MFC: My best friend in L.A. is a huge Rapture fan and he wanted to ask you if you’re a religious band.

Vito and Gabe are not — I just got sober 11 years ago, and the first thing they said was, ‘You gotta learn how to pray and meditate.’ I have no fucking idea. I don’t know how to do that. I know I needed to do it every day and I can’t do it by myself. I’m a sports guy, I don’t exercise by myself. If there isn’t someone meeting me, then I don’t do it. The two options by my house were a Buddhist monastery that was way more in line with my sort of vibe and that had sitting meditation at like 6 a.m. like five miles from my house, and this Catholic church that was like half a mile from my house.

MFC: Was this in New York?

In New York, and it was like 9 a.m. I just went there and prayed with nuns every day for a year and a half. I got this old guy as a spiritual adviser. The reason I trusted him was cause he was just like, ‘You know, God’s not a Catholic.’ I was like, ‘OK, cool, we can talk.’ He was like, ‘You have no idea how many priests don’t believe in God.’ HE was this cool dude and I liked him. I’m sort of down to learn stuff from people if they have a sense of peace or they understand something or if they have a feeling that I don’t have that I want to learn about, I’ll listen to you. 

I read a lot so there’s a book I read every year called Reaching Out. The subtitle is From Loneliness to Solitude. It’s an instruction manual for how to chill, basically, how to get to the point from hating yourself to being at peace.
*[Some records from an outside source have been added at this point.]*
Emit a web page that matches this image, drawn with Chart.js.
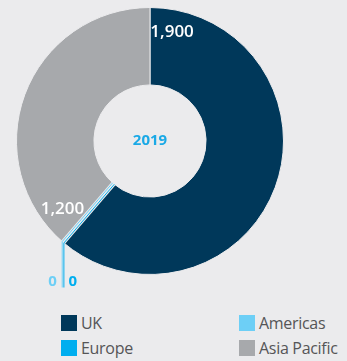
<!DOCTYPE html>
<html>
<head>
<meta charset="utf-8">
<script src="https://cdn.jsdelivr.net/npm/chart.js@4.4.1/dist/chart.umd.min.js"></script>
<style>
  html, body { margin: 0; padding: 0; background: #ebebed; }
  #wrap { position: relative; width: 347px; height: 361px; overflow: hidden; font-family: "Open Sans", sans-serif; }
  #donut { position: absolute; left: 16px; top: 7px; }
  .key { position: absolute; display: flex; align-items: center; font-size: 16px; color: #555557; letter-spacing: -0.3px; }
  .key i { display: inline-block; width: 16px; height: 16px; margin-right: 4px; }
</style>
</head>
<body>
<div id="wrap">
  <canvas id="donut" width="268" height="300"></canvas>
  <div id="legend"></div>
</div>
<script>
  // regions and headcount for the year
  const regions = ['UK', 'Europe', 'Americas', 'Asia Pacific'];
  const counts = [1900, 0, 0, 1200];
  const labels = ['1,900', '0', '0', '1,200'];
  const colours = ['#00385a', '#00aeef', '#6dcff6', '#a7a9ac'];
  const year = '2019';

  // legend, two columns
  const legendPos = [[61, 314], [61, 339], [239, 314], [239, 339]];
  const legend = document.getElementById('legend');
  regions.forEach(function (r, i) {
    const d = document.createElement('div');
    d.className = 'key';
    d.style.left = legendPos[i][0] + 'px';
    d.style.top = (legendPos[i][1] - 2) + 'px';
    d.innerHTML = '<i style="background:' + colours[i] + '"></i>' + r;
    legend.appendChild(d);
  });

  const labelPlugin = {
    id: 'labelPlugin',
    afterDatasetsDraw(chart) {
      const ctx = chart.ctx;
      const arcs = chart.getDatasetMeta(0).data;
      const cx = arcs[0].x, cy = arcs[0].y;
      ctx.save();

      // zero slices: thin strokes with leader lines dropping down
      const zeros = arcs.filter(function (arc, i) { return counts[i] === 0; });
      if (zeros.length) {
        const a0 = zeros[0].startAngle;
        const r0 = zeros[0].innerRadius, r1 = zeros[0].outerRadius;
        // clear a gap between the neighbouring slices
        ctx.strokeStyle = '#ebebed';
        ctx.lineWidth = 5;
        ctx.beginPath();
        ctx.moveTo(cx + Math.cos(a0) * (r0 - 2), cy + Math.sin(a0) * (r0 - 2));
        ctx.lineTo(cx + Math.cos(a0) * (r1 + 2), cy + Math.sin(a0) * (r1 + 2));
        ctx.stroke();
      }
      let zi = 0;
      arcs.forEach(function (arc, i) {
        if (counts[i] !== 0) return;
        const a = arc.startAngle;
        const off = zi === 0 ? -1.1 : 1.1;
        const nx = -Math.sin(a) * off, ny = Math.cos(a) * off;
        const ix = cx + Math.cos(a) * arc.innerRadius + nx, iy = cy + Math.sin(a) * arc.innerRadius + ny;
        const ox = cx + Math.cos(a) * arc.outerRadius + nx, oy = cy + Math.sin(a) * arc.outerRadius + ny;
        const endY = cy + arc.outerRadius + 13;
        const textY = cy + arc.outerRadius + 7;
        ctx.strokeStyle = colours[i];
        ctx.lineWidth = 1;
        ctx.beginPath();
        ctx.moveTo(ix, iy);
        ctx.lineTo(ox, oy);
        ctx.lineTo(ox, endY);
        ctx.stroke();
        ctx.fillStyle = colours[i];
        ctx.font = 'bold 15px "Open Sans"';
        ctx.textBaseline = 'middle';
        if (zi === 0) {
          ctx.textAlign = 'left';
          ctx.fillText(labels[i], ox + 4.5, textY);
        } else {
          ctx.textAlign = 'right';
          ctx.fillText(labels[i], ox - 5.5, textY);
        }
        zi++;
      });

      // value labels near the start of each big slice
      ctx.fillStyle = '#ffffff';
      ctx.font = '600 17px "Open Sans"';
      ctx.textAlign = 'center';
      ctx.textBaseline = 'middle';
      arcs.forEach(function (arc, i) {
        if (counts[i] === 0) return;
        const a = arc.startAngle + 11.5 * Math.PI / 180;
        const r = arc.outerRadius * 0.83;
        ctx.fillText(labels[i], cx + Math.cos(a) * r, cy + Math.sin(a) * r);
      });

      // year in the middle
      ctx.fillStyle = '#1aa9e6';
      ctx.font = 'bold 15px "Open Sans"';
      ctx.fillText(year, cx, cy);
      ctx.restore();
    }
  };

  new Chart(document.getElementById('donut'), {
    type: 'doughnut',
    data: {
      labels: regions,
      datasets: [{
        data: counts,
        backgroundColor: colours,
        borderColor: '#ebebed',
        borderWidth: 1
      }]
    },
    options: {
      responsive: false,
      animation: false,
      cutout: '42%',
      layout: { padding: { bottom: 32 } },
      plugins: {
        legend: { display: false },
        tooltip: { enabled: false }
      }
    },
    plugins: [labelPlugin]
  });
</script>
</body>
</html>
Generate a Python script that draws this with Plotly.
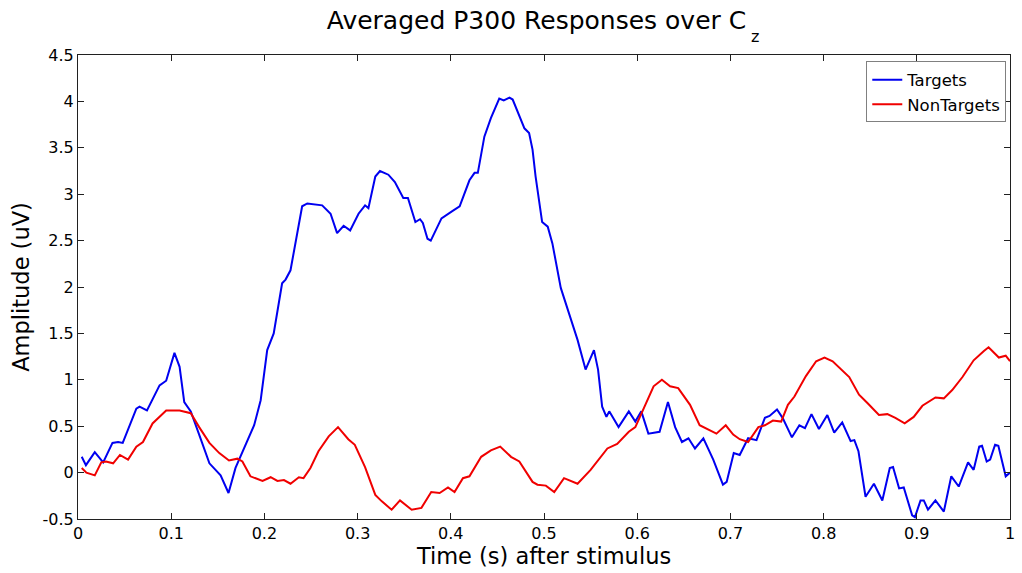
import plotly.graph_objects as go

# ---- data ----
t_targets = [0.004, 0.0085, 0.018, 0.027, 0.037, 0.043, 0.048, 0.0626, 0.066, 0.074, 0.0875, 0.0946,
             0.1035, 0.109, 0.114, 0.121, 0.130, 0.141, 0.153, 0.1615, 0.169, 0.180, 0.189, 0.196,
             0.203, 0.210, 0.2156, 0.219, 0.2227, 0.228, 0.2405, 0.246, 0.262, 0.271, 0.278, 0.285,
             0.292, 0.301, 0.308, 0.3116, 0.319, 0.324, 0.333, 0.340, 0.349, 0.354, 0.362, 0.367,
             0.370, 0.375, 0.3785, 0.390, 0.402, 0.4095, 0.420, 0.4255, 0.429, 0.436, 0.443, 0.452,
             0.4568, 0.463, 0.4664, 0.4735, 0.479, 0.484, 0.4877, 0.491, 0.498, 0.504, 0.509, 0.518,
             0.527, 0.536, 0.5446, 0.5536, 0.558, 0.5624, 0.567, 0.570, 0.580, 0.591, 0.598, 0.6044,
             0.612, 0.624, 0.633, 0.6407, 0.648, 0.655, 0.662, 0.671, 0.6816, 0.692, 0.696, 0.7036,
             0.710, 0.719, 0.728, 0.737, 0.742, 0.750, 0.756, 0.766, 0.774, 0.780, 0.787, 0.795,
             0.804, 0.8114, 0.820, 0.829, 0.833, 0.8374, 0.845, 0.854, 0.863, 0.871, 0.8745, 0.881,
             0.886, 0.895, 0.898, 0.904, 0.9075, 0.912, 0.920, 0.929, 0.937, 0.945, 0.955, 0.961,
             0.967, 0.970, 0.975, 0.9787, 0.984, 0.9875, 0.9954, 1.0]
v_targets = [0.17, 0.08, 0.22, 0.11, 0.32, 0.33, 0.32, 0.69, 0.71, 0.67, 0.94, 0.99,
             1.29, 1.14, 0.76, 0.66, 0.41, 0.10, -0.03, -0.22, 0.05, 0.30, 0.51, 0.78,
             1.32, 1.50, 1.86, 2.04, 2.08, 2.18, 2.87, 2.90, 2.88, 2.79, 2.58, 2.66,
             2.61, 2.79, 2.88, 2.85, 3.19, 3.25, 3.21, 3.13, 2.96, 2.96, 2.70, 2.73,
             2.69, 2.52, 2.50, 2.74, 2.82, 2.87, 3.15, 3.23, 3.23, 3.62, 3.82, 4.03,
             4.01, 4.04, 4.02, 3.85, 3.71, 3.66, 3.48, 3.19, 2.70, 2.65, 2.47, 1.99,
             1.72, 1.43, 1.11, 1.32, 1.11, 0.71, 0.60, 0.66, 0.49, 0.66, 0.55, 0.66,
             0.42, 0.44, 0.76, 0.49, 0.33, 0.37, 0.26, 0.37, 0.14, -0.13, -0.10, 0.21,
             0.19, 0.37, 0.35, 0.59, 0.61, 0.68, 0.59, 0.38, 0.51, 0.48, 0.63, 0.47,
             0.62, 0.43, 0.54, 0.34, 0.35, 0.23, -0.26, -0.12, -0.30, 0.05, 0.06, -0.17,
             -0.16, -0.46, -0.48, -0.30, -0.30, -0.40, -0.30, -0.42, -0.04, -0.15, 0.11, 0.03,
             0.28, 0.29, 0.12, 0.14, 0.30, 0.29, -0.04, 0.00]

t_nontargets = [0.004, 0.009, 0.018, 0.025, 0.030, 0.0377, 0.045, 0.0537, 0.0626, 0.0697, 0.080,
                0.0946, 0.109, 0.121, 0.130, 0.141, 0.1516, 0.162, 0.171, 0.1764, 0.185, 0.198,
                0.2067, 0.214, 0.221, 0.228, 0.237, 0.242, 0.2494, 0.258, 0.269, 0.279, 0.290,
                0.297, 0.308, 0.319, 0.326, 0.3365, 0.3455, 0.358, 0.3685, 0.379, 0.388, 0.397,
                0.404, 0.413, 0.420, 0.4326, 0.443, 0.453, 0.4646, 0.4735, 0.4877, 0.493, 0.502,
                0.511, 0.5215, 0.527, 0.536, 0.550, 0.568, 0.5785, 0.591, 0.598, 0.607, 0.6176,
                0.6265, 0.6353, 0.644, 0.6567, 0.667, 0.678, 0.685, 0.695, 0.703, 0.710, 0.719,
                0.730, 0.737, 0.7456, 0.7545, 0.7617, 0.7687, 0.781, 0.792, 0.801, 0.8097, 0.8275,
                0.838, 0.847, 0.8594, 0.8684, 0.877, 0.887, 0.8967, 0.906, 0.920, 0.929, 0.938,
                0.949, 0.961, 0.972, 0.977, 0.981, 0.988, 0.9954, 1.0]
v_nontargets = [0.05, 0.00, -0.03, 0.11, 0.12, 0.10, 0.19, 0.14, 0.28, 0.33, 0.53,
                0.67, 0.67, 0.64, 0.49, 0.32, 0.21, 0.13, 0.15, 0.12, -0.04, -0.09,
                -0.05, -0.09, -0.08, -0.12, -0.05, -0.06, 0.05, 0.23, 0.39, 0.49, 0.36,
                0.30, 0.06, -0.24, -0.31, -0.40, -0.30, -0.40, -0.38, -0.21, -0.22, -0.16,
                -0.21, -0.06, -0.04, 0.17, 0.24, 0.28, 0.17, 0.12, -0.10, -0.13, -0.14,
                -0.21, -0.06, -0.08, -0.12, 0.03, 0.26, 0.31, 0.44, 0.49, 0.69, 0.93,
                1.00, 0.93, 0.91, 0.73, 0.51, 0.46, 0.42, 0.51, 0.41, 0.36, 0.33,
                0.49, 0.51, 0.56, 0.55, 0.73, 0.82, 1.04, 1.20, 1.24, 1.20, 1.03,
                0.84, 0.75, 0.62, 0.63, 0.59, 0.53, 0.60, 0.72, 0.81, 0.80, 0.89,
                1.03, 1.21, 1.31, 1.35, 1.31, 1.24, 1.26, 1.20]

x_tickvals = [0, 0.1, 0.2, 0.3, 0.4, 0.5, 0.6, 0.7, 0.8, 0.9, 1]
x_ticktext = ["0", "0.1", "0.2", "0.3", "0.4", "0.5", "0.6", "0.7", "0.8", "0.9", "1"]
y_tickvals = [-0.5, 0, 0.5, 1, 1.5, 2, 2.5, 3, 3.5, 4, 4.5]
y_ticktext = ["-0.5", "0", "0.5", "1", "1.5", "2", "2.5", "3", "3.5", "4", "4.5"]

series_names = ["Targets", "NonTargets"]
title_main = "Averaged P300 Responses over C"
title_sub = "z"
x_title = "Time (s) after stimulus"
y_title = "Amplitude (uV)"

FONT = "DejaVu Sans, Liberation Sans, Arial, sans-serif"

fig = go.Figure()
fig.add_trace(go.Scatter(x=t_targets, y=v_targets, mode="lines", name=series_names[0],
                         line=dict(color="#0000f0", width=2)))
fig.add_trace(go.Scatter(x=t_nontargets, y=v_nontargets, mode="lines", name=series_names[1],
                         line=dict(color="#f00000", width=2)))

axis_common = dict(showgrid=False, zeroline=False, showline=True, linecolor="#202020", linewidth=1,
                   mirror="allticks", ticks="inside", ticklen=6, tickcolor="#202020",
                   tickfont=dict(family=FONT, size=16, color="black"))

fig.update_xaxes(range=[0, 1], tickvals=x_tickvals, ticktext=x_ticktext,
                 title=dict(text=x_title, font=dict(family=FONT, size=22.5, color="black"),
                            standoff=0), **axis_common)
fig.update_yaxes(range=[-0.5, 4.5], tickvals=y_tickvals, ticktext=y_ticktext,
                 title=dict(text=y_title, font=dict(family=FONT, size=22.5, color="black"),
                            standoff=6), **axis_common)

fig.update_layout(
    width=1022, height=573,
    margin=dict(l=78, r=7, t=55, b=54),
    paper_bgcolor="white", plot_bgcolor="white",
    title=dict(text=title_main, x=536.5 / 1022, xanchor="center",
               y=0.965, yanchor="middle", font=dict(family=FONT, size=25, color="black")),
    legend=dict(x=0.996, xanchor="right", y=0.986, yanchor="top", bgcolor="white",
                bordercolor="#808080", borderwidth=1, font=dict(family=FONT, size=16.5, color="black"),
                itemwidth=30, tracegroupgap=0),
    showlegend=True,
)

fig.add_annotation(text=title_sub, xref="paper", yref="paper",
                   x=(758.5 - 78) / 937, y=(519 - 36) / 464, xanchor="center", yanchor="middle",
                   showarrow=False, font=dict(family=FONT, size=16, color="black"))

fig.write_html("out.html")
All we have to give anybody else is our own self-care, and I think there’s a lot of ways to take care of yourself. I think I had a lot of nice people spend a lot of time with me for free. Most of the people who healed me or helped me, they weren’t like ‘That’ll be 50 bucks.’ They were like OK, if you want to talk to me, I’ll give you some time. If you get something out of it, cool.’ They didn't take it personally. They weren’t like, mad at me because I didn’t want to do the same thing as they did. It was super-nice. I’ve literally had hundreds of people be like, ‘Yeah, I‘ll talk to you. I’ll spend time with you.’